В комнате едва ли было три цубо. Промёрзшая, грязная китайская комнатёнка, у входа — постель с каном в полу для обогрева, единственный маленький стул. Украшением здесь была лишь эта женщина в алой китайской одежде, с ногами, носившими следы бинтования в детстве[77], — молодая, пышущая жизнью. Харуда невольно нахмурился. Женщина, разглядев лица своих гостей, передразнила их серьёзность и в некотором замешательстве продолжала смеяться. Харуда присел на стул, Сугимура — на краешек кровати. Она была застлана расшитыми шёлковыми покрывалами — наверное, именно такие фигурируют в китайских стихах, но из-за въевшейся в них грязи невозможно было даже разобрать узор, и Сугимура просто не мог заставить себя прикоснуться к ним. Наконец, решив, что на хозяйку комнаты они уже насмотрелись, Харуда поднялся. Женщина в некотором недоумении тоже встала, налила чаю и принялась напевать, сопровождая своё пение красноречивыми телодвижениями. Она даже медленно произнесла несколько слов, пытаясь заговорить с гостями, но ничего не вышло — посетители явно скучали, и хмурое выражение не сходило с их лиц. Женщина, усевшись на колени, тянула их за волосы, хватала за нос и всячески дурачилась, но Сугимура лишь поглядывал сквозь очки на Харуду, вымученной улыбкой как бы говоря: ну вот, попались! — а тот, серьёзный, с нитями седины во взлохмаченной шевелюре, явно с трудом сдерживался, крепко сжав рот. Тогда женщина вспорхнула и принялась развлекать их танцами, соблазнительно двигая при этом бёдрами, но они лишь скучающе смотрели на неё, и даже слабой улыбки не появилось на их лицах.
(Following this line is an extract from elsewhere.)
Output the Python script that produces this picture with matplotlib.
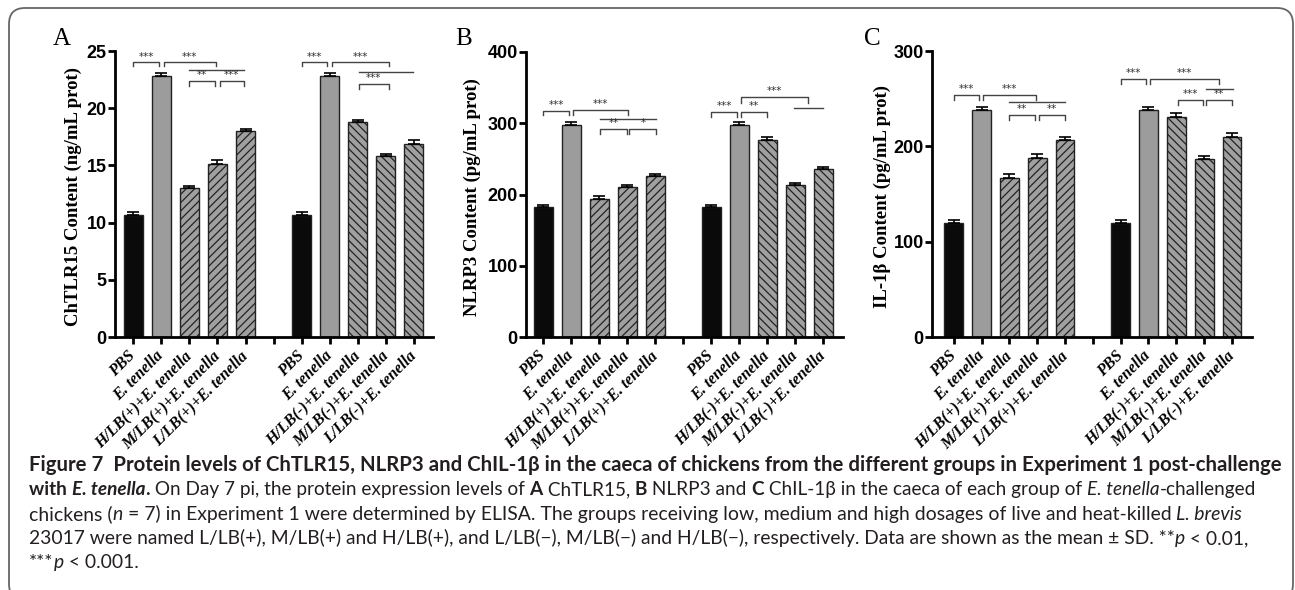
import numpy as np
import matplotlib
matplotlib.use('Agg')
import matplotlib.pyplot as plt
from matplotlib.patches import FancyBboxPatch
from matplotlib.transforms import IdentityTransform

W, H = 1295, 590

groups = ['PBS', 'E. tenella', 'H/LB(+)+E. tenella', 'M/LB(+)+E. tenella', 'L/LB(+)+E. tenella',
          'PBS', 'E. tenella', 'H/LB(-)+E. tenella', 'M/LB(-)+E. tenella', 'L/LB(-)+E. tenella']

tlr15_mean = [10.7, 22.8, 13.0, 15.1, 18.0, 10.7, 22.8, 18.8, 15.8, 16.9]
tlr15_sd = [0.25, 0.3, 0.2, 0.35, 0.2, 0.25, 0.3, 0.2, 0.2, 0.3]
nlrp3_mean = [182, 297, 194, 211, 226, 182, 297, 276, 213, 236]
nlrp3_sd = [3, 5, 4, 2, 3, 3, 5, 5, 3, 3]
il1b_mean = [120, 238, 167, 188, 207, 120, 238, 231, 187, 210]
il1b_sd = [3, 3, 4, 4, 3, 3, 3, 4, 3, 4]

# significance marks: (x1, x2, y, drop, label)
tlr15_sig = [(0, 0.92, 24.0, 0.35, '***'), (1.08, 2.95, 24.0, 0.35, '***'),
             (2.0, 3.93, 23.3, 0, ''), (2.0, 2.92, 22.4, 0.45, '**'), (3.08, 3.95, 22.4, 0.45, '***'),
             (6.0, 6.92, 24.0, 0.35, '***'), (7.08, 9.1, 24.0, 0.35, '***'),
             (8.03, 9.98, 23.2, 0, ''), (8.05, 9.1, 22.1, 0.45, '***')]
nlrp3_sig = [(0, 0.93, 317, 6, '***'), (1.07, 3.05, 319, 8, '***'),
             (2.05, 4.05, 306, 0, ''), (2.05, 2.98, 292, 7, '**'), (3.08, 4.05, 292, 7, '*'),
             (6.0, 6.93, 316, 7, '***'), (7.07, 8.0, 316, 7, '**'), (7.07, 9.47, 337, 8, '***'),
             (8.95, 10.0, 322, 0, '')]
il1b_sig = [(0, 0.9, 254, 5, '***'), (1.06, 2.97, 254, 5, '***'),
            (2.0, 4.0, 246, 0, ''), (2.0, 2.93, 233, 5, '**'), (3.07, 4.0, 233, 5, '**'),
            (6.0, 6.92, 271, 6, '***'), (7.06, 9.55, 271, 6, '***'),
            (9.08, 10.02, 260, 0, ''), (8.05, 8.95, 249, 6, '***'), (9.07, 10.0, 249, 6, '**')]

ylabels = ['ChTLR15 Content (ng/mL prot)', 'NLRP3 Content (pg/mL prot)', 'IL-1β Content (pg/mL prot)']
letters = ['A', 'B', 'C']

caption = [
    [("Figure 7  Protein levels of ChTLR15, NLRP3 and ChIL-1β in the caeca of chickens from the different groups in Experiment 1 post-challenge", 'b')],
    [("with ", 'b'), ("E. tenella", 'bi'), (".", 'b'), (" On Day 7 pi, the protein expression levels of ", 'r'),
     ("A", 'b'), (" ChTLR15, ", 'r'), ("B", 'b'), (" NLRP3 and ", 'r'), ("C", 'b'),
     (" ChIL-1β in the caeca of each group of ", 'r'), ("E. tenella", 'i'), ("-challenged", 'r')],
    [("chickens (", 'r'), ("n", 'i'), (" = 7) in Experiment 1 were determined by ELISA. The groups receiving low, medium and high dosages of live and heat-killed ", 'r'),
     ("L. brevis", 'i')],
    [("23017 were named L/LB(+), M/LB(+) and H/LB(+), and L/LB(−), M/LB(−) and H/LB(−), respectively. Data are shown as the mean ± SD. **", 'r'),
     ("p", 'i'), (" < 0.01,", 'r')],
    [("***", 'r'), ("p", 'i'), (" < 0.001.", 'r')],
]

plt.rcParams['hatch.linewidth'] = 0.9
plt.rcParams['hatch.color'] = '#1a1a1a'

fig = plt.figure(figsize=(W / 100, H / 100), dpi=100)

positions = list(range(5)) + list(range(6, 11))
faces = ['#0a0a0a', '#9c9c9c'] + ['#a0a0a0'] * 3 + ['#0a0a0a', '#9c9c9c'] + ['#a0a0a0'] * 3
hatches = [None, None] + ['////'] * 3 + [None, None] + ['\\\\\\\\'] * 3

# axes boxes in pixels: left, right, top (y of ylim max), bottom
boxes = [(115, 433, 51, 337), (526, 843, 52, 337), (932, 1252, 51, 337)]
xlims = [(-0.65, 10.68), (-0.61, 10.71), (-0.78, 10.72)]
yticks = [[0, 5, 10, 15, 20, 25], [0, 100, 200, 300, 400], [0, 100, 200, 300]]
label_x = [-0.104, -0.142, -0.128]
letter_x = [53, 455, 864]

panels = [(tlr15_mean, tlr15_sd, tlr15_sig), (nlrp3_mean, nlrp3_sd, nlrp3_sig), (il1b_mean, il1b_sd, il1b_sig)]

for i, (means, sds, sig) in enumerate(panels):
    l, r, t, b = boxes[i]
    ax = fig.add_axes([l / W, (H - b) / H, (r - l) / W, (b - t) / H])
    for p, m, fc, h in zip(positions, means, faces, hatches):
        ax.bar(p, m, width=0.68, color=fc, edgecolor='#222222', linewidth=1.0, hatch=h, zorder=2)
    ax.errorbar(positions, means, yerr=[np.zeros(len(sds)), sds], fmt='none', ecolor='black',
                elinewidth=1.2, capsize=4.5, capthick=1.2, zorder=3)
    for x1, x2, y, d, lab in sig:
        ax.plot([x1, x1, x2, x2], [y - d, y, y, y - d], color='#444444', lw=1.0, clip_on=False)
        if lab:
            ax.annotate(lab, ((x1 + x2) / 2, y), xytext=(0, 0.5), textcoords='offset points',
                        ha='center', va='bottom', fontsize=7.5, color='#333333')
    ax.set_xlim(*xlims[i])
    ax.set_ylim(0, yticks[i][-1])
    ax.set_yticks(yticks[i])
    ax.set_yticklabels([str(v) for v in yticks[i]], fontfamily='Liberation Sans', fontweight='bold', fontsize=13)
    ax.set_xticks(range(11))
    ax.set_xticklabels(groups[:5] + [''] + groups[5:], rotation=45, ha='right', va='center',
                       rotation_mode='anchor', fontfamily='Liberation Serif', fontweight='bold',
                       fontstyle='italic', fontsize=11.5)
    ax.tick_params(axis='both', direction='out', length=5, width=2, color='black')
    ax.tick_params(axis='y', pad=1)
    ax.tick_params(axis='x', pad=7)
    for s in ['top', 'right']:
        ax.spines[s].set_visible(False)
    for s in ['left', 'bottom']:
        ax.spines[s].set_linewidth(2)
    ax.set_ylabel(ylabels[i], fontfamily='Liberation Serif', fontweight='bold', fontsize=13.5)
    ax.yaxis.set_label_coords(label_x[i], 0.49)
    fig.text(letter_x[i], H - 45, letters[i], transform=IdentityTransform(), fontsize=18,
             fontfamily='Liberation Serif', va='baseline', ha='left')

# caption
renderer = fig.canvas.get_renderer()


def style_kw(st):
    return dict(family=['Lato', 'DejaVu Sans'], weight='bold' if 'b' in st else 'normal',
                style='italic' if 'i' in st else 'normal')


def text_w(s, st, size):
    a = fig.text(0, 0, '|' + s + '|', fontsize=size, **style_kw(st))
    c = fig.text(0, 0, '||', fontsize=size, **style_kw(st))
    w = a.get_window_extent(renderer).width - c.get_window_extent(renderer).width
    a.remove()
    c.remove()
    return w


def draw_line(runs, x0, y_base, size, target=None):
    if target:
        total = sum(text_w(s, st, size) for s, st in runs)
        size = size * target / total
    x = x0
    for s, st in runs:
        fig.text(x, H - y_base, s, transform=IdentityTransform(), fontsize=size, va='baseline',
                 ha='left', color='#231f20', **style_kw(st))
        x += text_w(s, st, size)
    return size


cap_x = 29
cap_base = [471, 495, 520, 544, 568]
cap_right = [1278, 1264, 1238, 1250, None]
size = 11
for runs, yb, xr in zip(caption, cap_base, cap_right):
    size = draw_line(runs, cap_x, yb, size, None if xr is None else xr - cap_x)

fig.add_artist(FancyBboxPatch((9, H - 600), 1284, 592, boxstyle='round,pad=0,rounding_size=16',
                              transform=IdentityTransform(), fill=False, ec='#666666', lw=1.3))

fig.savefig('out.png', dpi=100)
— Бросил нас тут Томоо, двух немых…
— Что ж, придётся потерпеть, — перекинулись они между собой негромко, а женщина, спросив о чём-то, исчезла в коридоре. Харуда поразился, глядя ей вслед: как же эротичны молодые китаянки с такими вот ступнями. Она быстро вернулась и, посмеиваясь, жестами и мимикой стала изображать, что можно увидеть, потихоньку заглянув в комнату Томоо. Началось целое представление. Китаянка расстегнула у Сугимуры воротник и стала побуждать его снять одежду, всячески пытаясь дать понять, что Томоо сидит раздетый; прихлопывая в ладоши, она изображала всё откровенными телодвижениями, тянула Сугимуру за рукав и со смехом показывала на очаг в углу комнаты; Харуду же она подняла со стула, повела к выходу и повернула спиной к комнате, объяснив забавной жестикуляцией, что он не должен смотреть, чем они сейчас будут заниматься.
В её отчаянных усилиях была какая-то артистичность. Некоторое время мужчины смотрели на неё не отрываясь, заворожённые этим зрелищем, а потом Сугимура, вдруг сообразив, начал повторять смутно запомнившееся ему из китайского: "Кань-кань, кань-кань"[78], стараясь объяснить, что они зашли просто посмотреть. Женщина же смехом, жестами и словами всячески пыталась дать понять, что, хоть она и получила деньги, ей неловко отпускать гостей ни с чем. Наконец, убедившись, что её усилия тщетны, она изобразила на лице печаль и не очень умело запела, прерываясь смехом, от которого дрожало всё её тело. Самозабвенно, всем доступным ей мастерством и умением стремилась она порадовать мужчин. Эта пылкая увлечённость постепенно преобразила женщину: быть может, пришедшее им на ум сравнение было чрезмерным, но маленькая китаянка в алых национальных одеждах чудесным образом словно обратилась падшей небожительницей и даже их, двух холодных наблюдателей, заставила позабыть и о грязной комнате, и о том, куда они попали. Увиденное странным образом взволновало их — так может волновать первобытное, примитивное искусство.